Mnangagwa told journalists during his State visit to Namibia last week that Zimbabwe has no regrets on its decision to compulsorily acquire land.
“Fortunately the current United Kingdom government is willing to discuss the issue, in order for them to contribute towards compensating their own kith and kin,” said Mnangagwa.
Johnson took over as Prime Minister of the United Kingdom last week succeeding Theresa May who was forced to resign over the manner she handled the Brexit deal.
Mnangagwa also sought to clarify public perceptions that his government had agreed to land compensation.
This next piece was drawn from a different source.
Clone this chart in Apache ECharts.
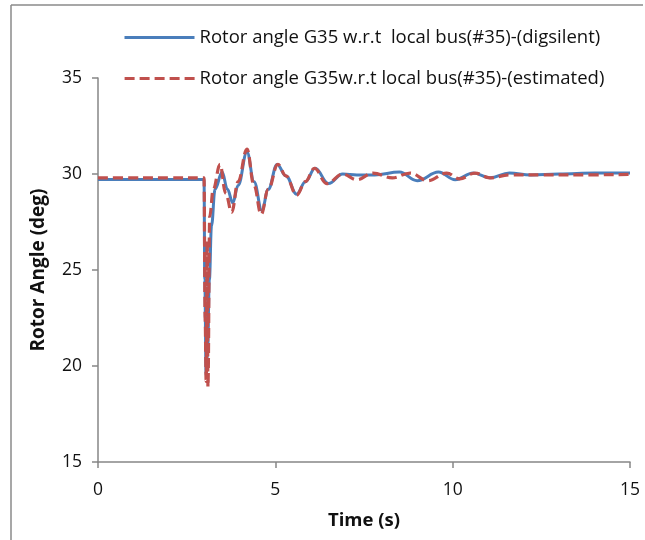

“Zimbabwe has not agreed to pay compensation on land. Get that clear.
“What we agreed in our Constitution is to pay compensation for improvements on land by those who had acquired our land. Initially, there was an agreement with the British to compensate their kith and kin,” said the Zanu PF leader.
Amid speculation that his administration was slowly allowing former commercial white farmers back on land and removing blacks who benefited from the chaotic programme undertaken by his predecessor Robert Mugabe, Mnangagwa shot from the hip.
“We as Zimbabweans don’t regret the decision to take back our land. We did not take back the land in order to be productive.
“We took it back because it was ours. What we do with it is nobody’s business. It is up to our people to determine that and fortunately we want to make it productive and hence we will do that,” the President said.
He added that Zimbabwe enjoys support from regional power block Sadc and will continue to use its own resources to change its economic fortunes.
Under Mugabe, Zimbabwe was isolated and cut off from the international economic system on allegations of human rights abuses, lack of respect for property rights and the controversial land redistribution programme.
Government claims at independence the then British government led by Margaret Thatcher, a Conservative had agreed to compensate white farmers majority of whom were of English descend but this was reversed when Labour leader John Major and his successor Tony Blair took over in the 90s, forcing Mugabe to use force to dispossess the farmers.